- _TASK BRIEF_: Reproduce the listing word for word. Skip any image.

- _INFORMATION SUPPLIED_:
--*--
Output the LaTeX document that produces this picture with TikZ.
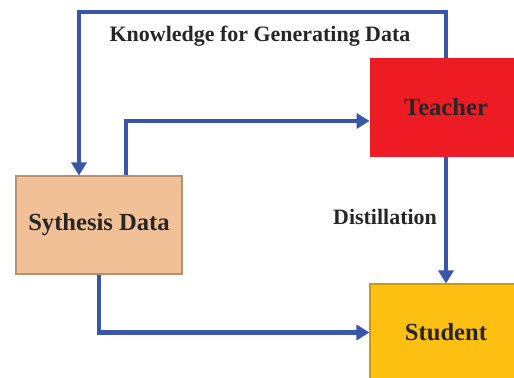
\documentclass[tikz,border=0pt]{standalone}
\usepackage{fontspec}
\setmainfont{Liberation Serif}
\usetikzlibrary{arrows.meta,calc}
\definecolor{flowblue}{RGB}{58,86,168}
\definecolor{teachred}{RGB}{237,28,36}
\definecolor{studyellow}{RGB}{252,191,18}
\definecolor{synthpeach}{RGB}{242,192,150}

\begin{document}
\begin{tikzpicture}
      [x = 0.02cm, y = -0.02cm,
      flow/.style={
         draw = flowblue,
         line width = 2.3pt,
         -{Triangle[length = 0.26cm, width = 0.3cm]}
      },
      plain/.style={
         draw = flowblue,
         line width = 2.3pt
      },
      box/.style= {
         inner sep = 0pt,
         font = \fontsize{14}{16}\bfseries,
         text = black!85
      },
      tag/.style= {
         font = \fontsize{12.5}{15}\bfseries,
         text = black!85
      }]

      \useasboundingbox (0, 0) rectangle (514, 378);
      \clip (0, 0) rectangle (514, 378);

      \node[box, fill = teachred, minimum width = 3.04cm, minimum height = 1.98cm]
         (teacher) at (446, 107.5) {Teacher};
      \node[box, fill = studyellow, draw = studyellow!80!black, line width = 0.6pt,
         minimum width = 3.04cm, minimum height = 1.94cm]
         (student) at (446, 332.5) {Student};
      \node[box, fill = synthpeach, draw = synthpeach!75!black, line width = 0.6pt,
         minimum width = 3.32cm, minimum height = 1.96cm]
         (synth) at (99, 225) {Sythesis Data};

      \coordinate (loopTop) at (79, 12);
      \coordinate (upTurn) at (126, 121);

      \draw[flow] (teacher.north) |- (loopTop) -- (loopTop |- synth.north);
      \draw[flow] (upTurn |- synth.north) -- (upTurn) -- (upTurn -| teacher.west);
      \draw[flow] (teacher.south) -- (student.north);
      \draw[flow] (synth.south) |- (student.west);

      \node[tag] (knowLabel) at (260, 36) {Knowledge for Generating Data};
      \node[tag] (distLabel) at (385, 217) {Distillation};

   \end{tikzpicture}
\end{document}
--*--
- _RESULT_:
Output the LaTeX document that produces this picture with TikZ.
\documentclass[tikz,border=0pt]{standalone}
\usepackage{fontspec}
\setmainfont{Liberation Serif}
\usetikzlibrary{arrows.meta,calc}
\definecolor{flowblue}{RGB}{58,86,168}
\definecolor{teachred}{RGB}{237,28,36}
\definecolor{studyellow}{RGB}{252,191,18}
\definecolor{synthpeach}{RGB}{242,192,150}

\begin{document}
\begin{tikzpicture}
      [x = 0.02cm, y = -0.02cm,
      flow/.style={
         draw = flowblue,
         line width = 2.3pt,
         -{Triangle[length = 0.26cm, width = 0.3cm]}
      },
      plain/.style={
         draw = flowblue,
         line width = 2.3pt
      },
      box/.style= {
         inner sep = 0pt,
         font = \fontsize{14}{16}\bfseries,
         text = black!85
      },
      tag/.style= {
         font = \fontsize{12.5}{15}\bfseries,
         text = black!85
      }]

      \useasboundingbox (0, 0) rectangle (514, 378);
      \clip (0, 0) rectangle (514, 378);

      \node[box, fill = teachred, minimum width = 3.04cm, minimum height = 1.98cm]
         (teacher) at (446, 107.5) {Teacher};
      \node[box, fill = studyellow, draw = studyellow!80!black, line width = 0.6pt,
         minimum width = 3.04cm, minimum height = 1.94cm]
         (student) at (446, 332.5) {Student};
      \node[box, fill = synthpeach, draw = synthpeach!75!black, line width = 0.6pt,
         minimum width = 3.32cm, minimum height = 1.96cm]
         (synth) at (99, 225) {Sythesis Data};

      \coordinate (loopTop) at (79, 12);
      \coordinate (upTurn) at (126, 121);

      \draw[flow] (teacher.north) |- (loopTop) -- (loopTop |- synth.north);
      \draw[flow] (upTurn |- synth.north) -- (upTurn) -- (upTurn -| teacher.west);
      \draw[flow] (teacher.south) -- (student.north);
      \draw[flow] (synth.south) |- (student.west);

      \node[tag] (knowLabel) at (260, 36) {Knowledge for Generating Data};
      \node[tag] (distLabel) at (385, 217) {Distillation};

   \end{tikzpicture}
\end{document}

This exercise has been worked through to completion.